If you will _ignore_ ICMP toobig messages, you add this retransmit
timeout problem to the common case, not just the pathological
tunneling case above.  That's a pretty high cost to pay in the common
case.

    fg> In those cases, even the first ICMP DF would be claiming a
    fg> Next-Hop MTU larger than the "maximum MTU ACKed so far", and
    fg> thus the resulting behavior would be that described in the
    fg> draft.

no.  what I said was, you will disable your workaround and simply
respond as usual whenver the ICMP toobig message asks for an MTU
larger than the ``maximum MTU ACKed so far''.  Since the latter value
starts at zero, toobig messages are always honored on fresh
connections, and never stochastically ignored by your workaround
unless the PMTU goes down during the life of a connection.

    fg> your refinement means we'd discover the *initial* PMTU a bit
    fg> quicker. I cannot think of any other point in the connection
    fg> at which your "refinement" would kick in.

Exactly.  Unless a connection is rerouted, I thought PMTUD typically
happened to connections shortly after they open, in the common case.

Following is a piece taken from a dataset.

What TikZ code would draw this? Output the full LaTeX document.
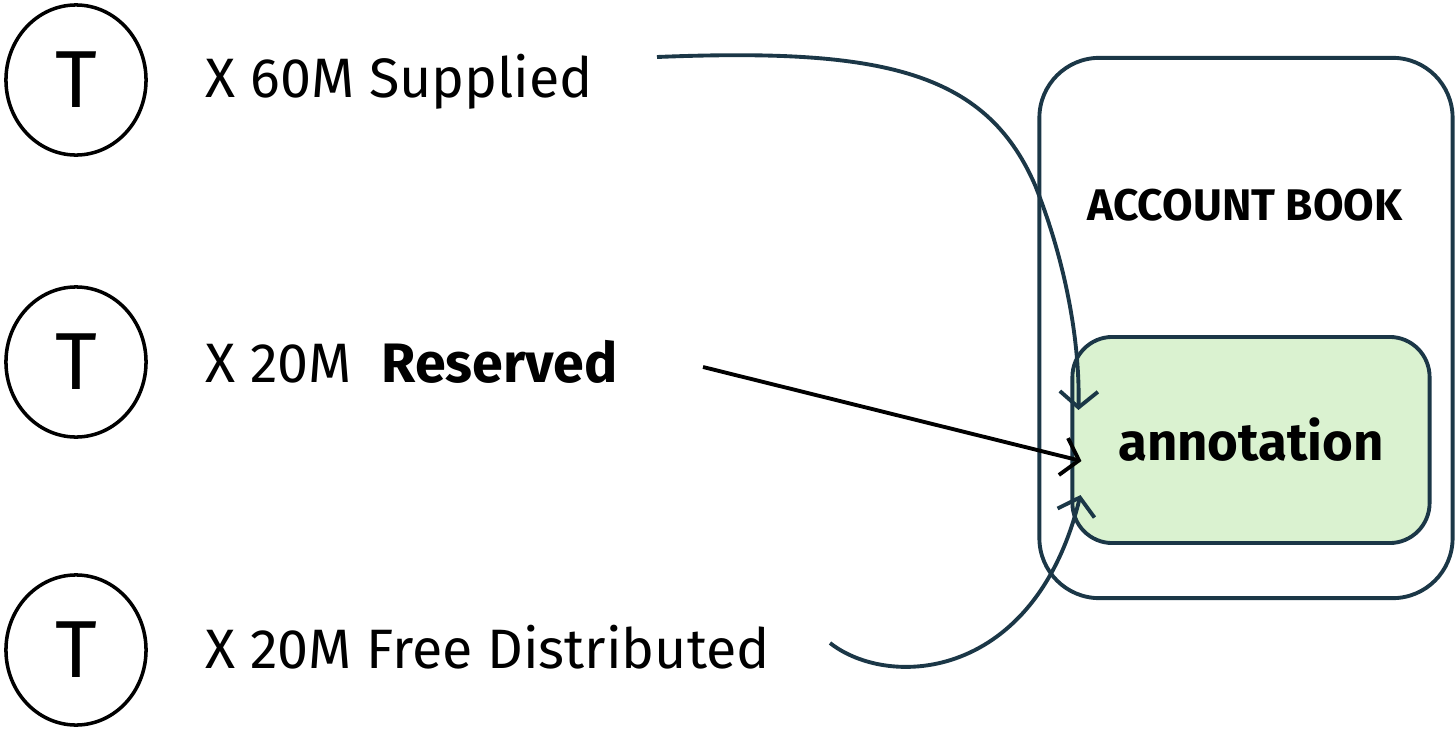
\documentclass[tikz,border=0pt]{standalone}
\usepackage{fontspec}
\setmainfont{Fira Sans}
\usepackage{tikz}
\usetikzlibrary{arrows.meta,positioning,shapes.geometric}

\definecolor{bookline}{HTML}{1B3747}
\definecolor{notefill}{HTML}{DAF2D0}

\begin{document}
\begin{tikzpicture}[
			x=0.01cm, y=-0.01cm,
			token/.style={ellipse, draw=black, line width=1pt, minimum width=1.4cm, minimum height=1.5cm, inner sep=0pt, font=\fontsize{23}{26}\selectfont},
			amount/.style={anchor=base west, inner sep=0pt, font=\fontsize{15.8}{18}\selectfont},
			book/.style={rectangle, rounded corners=0.6cm, draw=bookline, line width=1.1pt, minimum width=4.13cm, minimum height=5.4cm},
			note/.style={rectangle, rounded corners=0.4cm, draw=bookline, fill=notefill, line width=1.1pt, minimum width=3.57cm, minimum height=2.06cm, font=\bfseries\fontsize{15}{18}\selectfont},
			arrow/.style={line width=1.1pt, draw=bookline, -{Straight Barb[length=1.6mm,width=3.8mm]}}
		]
		\useasboundingbox (0,0) rectangle (1456,754);

		% Tokens
		\node (t1) [token] at (76,80) {T};
		\node (t2) [token] at (76,362) {T};
		\node (t3) [token] at (76,650) {T};

		% Amounts
		\node (supplied) [amount] at (205,97) {X 60M Supplied};
		\node (reserved) [amount] at (205,382) {X 20M\ \ \textbf{Reserved}};
		\node (free) [amount] at (205,668) {X 20M Free Distributed};

		% Account book
		\node (book) [book] at (1246,328) {};
		\node (booktitle) at (1245,205) {\bfseries\fontsize{12.6}{15}\selectfont ACCOUNT BOOK};
		\node (annot) [note] at (1251,440) {annotation};

		% Free ends
		\coordinate (s1) at (657,57);
		\coordinate (s2) at (703,367);
		\coordinate (s3) at (830,643);

		% Connections
		\draw [arrow] (s1) .. controls (880,48) and (985,70) .. (1035,185) .. controls (1065,260) and (1080,340) .. ([xshift=0.08cm,yshift=0.3cm]annot.west);
		\draw [arrow, draw=black] (s2) -- ([xshift=0.11cm,yshift=-0.21cm]annot.west);
		\draw [arrow] (s3) .. controls (890,690) and (1035,680) .. ([xshift=0.1cm,yshift=-0.55cm]annot.west);

	\end{tikzpicture}
\end{document}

I may have suggested partially disabling your workaround for fresh
connections because I don't fully understand the performance cost of
your draft, or fully understand the performance of ordinary PMTUD.
What might help me is a careful analysis of the constants you leave
unspecified.  Instead of handwaving about why and when they
should/could be bigger or smaller, do a quantitative analysis of the
cost.  ``With constants set at ______, PMTUD on this network takes ___
RTTs and ___ TCP timeouts, as you can see below.''  then a diagram
like in the link i posted.  ``Under the current common algorithm,
PMTUD on the same connection requires ___ RTTs and no tcp timeouts.''
Then, you might want to repeat the comparison of your workaround's
performance with the commonly-deployed PMTUD for a really hard case
like the multiple tunnels link I posted.  That would help me
understand how it works, and the cost.  Then, ``To tamper with PMTU on
a system running the workaround, the attacker would have to
__________.''  That would help me understand to what extent choosing
constants controls the effectiveness of the DoS-resistance.